Town’s involvement will have to happen via Vermont’s regulatory process

VERNON—In a town with no zoning, the potential developers of a 600-megawatt, gas-fired power plant wouldn’t even need a building permit to start work here.

But that doesn’t mean town officials intend to step away from the proposed project.

While Vernon voters gave clear support to a theoretical gas plant on March 1, the project still must pass through multiple layers of state and federal permitting before becoming reality.

Vernon Planning Commission members say they expect to stay involved every step of the way, and they’re discussing the idea of enlisting outside, expert help to ensure the town is not left out.

“I think our position is discovery and education,” commission member Madeline Arms said at a meeting March 9. “That is, I think, a fundamental part of the process—not letting something get by us that’s going to hit us in the back of the head later on.”

With the Vermont Yankee nuclear plant having shut down at the end of 2014, Vernon officials have been discussing a gas plant as one way to bring jobs, tax revenue and power generation back to town.

For more than a year, the Planning Commission had frequent meetings with two men pitching the project—Don Campbell, a Winhall resident with a background in utility investment, and Hervey Scudder of Brattleboro.

The idea is to feed a Vernon plant via a 7-mile spur from Kinder Morgan’s proposed Northeast Energy Direct natural gas pipeline, which would pass through northern Massachusetts. The plant also could use heavy-duty electrical infrastructure left behind by Vermont Yankee.

Campbell has said he is working to assemble a development team and to secure land—possibly a portion of a dairy farm just north of Vermont Yankee—for the project.

And Vernon residents gave a ringing endorsement to those efforts in a non-binding referendum held March 1, voting 677-153 in support of the town hosting a gas plant.

Eight days after the referendum, Planning Commission members got together to ask an important question: What happens now?

“I don’t think we have all the time in the world, so to speak, to figure out what we’re going to do next,” said Janet Rasmussen, the commission’s vice chairwoman.

To some extent, the town’s role will be much less prominent going forward. Vernon has no land-use regulations, so town officials won’t have any direct control over a gas plant project.

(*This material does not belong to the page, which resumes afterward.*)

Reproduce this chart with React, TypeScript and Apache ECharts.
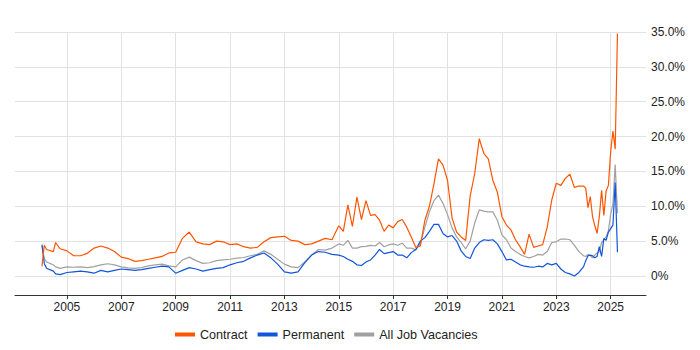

“We can recommend, and we can advise,” commission member Martin Langeveld said. “That’s about all we can do.”

However, all aspects of the project—if it progresses—will be subject to various levels of state and federal scrutiny. That starts with Kinder Morgan’s controversial pipeline, which has not yet been approved by the Federal Energy Regulatory Commission.

If the pipeline project moves forward, Vernon gas plant developers would need to secure support from Kinder Morgan and from ISO New England, which operates the regional power grid.

At the state level, plant developers would pursue a certificate of public good via the Vermont Public Service Board’s Section 248 process for energy facilities. Section 248 incorporates environmental criteria from the state’s Act 250 land-use regulations, and it also includes considerations such as need, system reliability and economic benefits.

Towns can’t nix a project via Section 248, but there are opportunities for local officials and residents to weigh in.

That also is true for other steps in the process. Vernon Planning Commission members have been in touch with Trey Martin, deputy secretary of the state Agency of Natural Resources, to get a better handle on what lies ahead.

Martin characterized that discussion as “informal,” noting that “I obviously caveated everything with, we haven’t seen a proposal yet.”

Nonetheless, he expects that a gas plant would need an air-quality permit via his agency. That would afford “a lot of opportunity for public participation,” Martin said.

He also said a gas plant—and the associated pipeline spur—could be subject to stormwater, wetland-impact, and groundwater-protection permits, among others.

Martin said he recommended that Vernon officials seek their own advisers in order to get a better handle on the project. At their March 9 meeting, Planning Commission members decided to look into procuring legal and and technical expertise.

“The question is, what kind of consultant do we think we need?” Langeveld said. “What can we do on our own, and what do we need someone to do for us?”

Planning Commission members also acknowledged that they likely won’t be working as closely with Campbell, as he’s not in a position to be an independent adviser to the town. “His interest is in developing the deal—putting the deal together, whatever it is,” Langeveld said.

In addition to the town and the state, Windham Regional Commission may be a player in gas plant development. But the Brattleboro-based commission has not yet stepped into the fray.

“Thus far, we’ve had no significant discussion within the commission about a possible gas plant,” Executive Director Chris Campany said. “And it’s likely we won’t until a specific application is being developed to go through the Section 248 certificate of public good process.”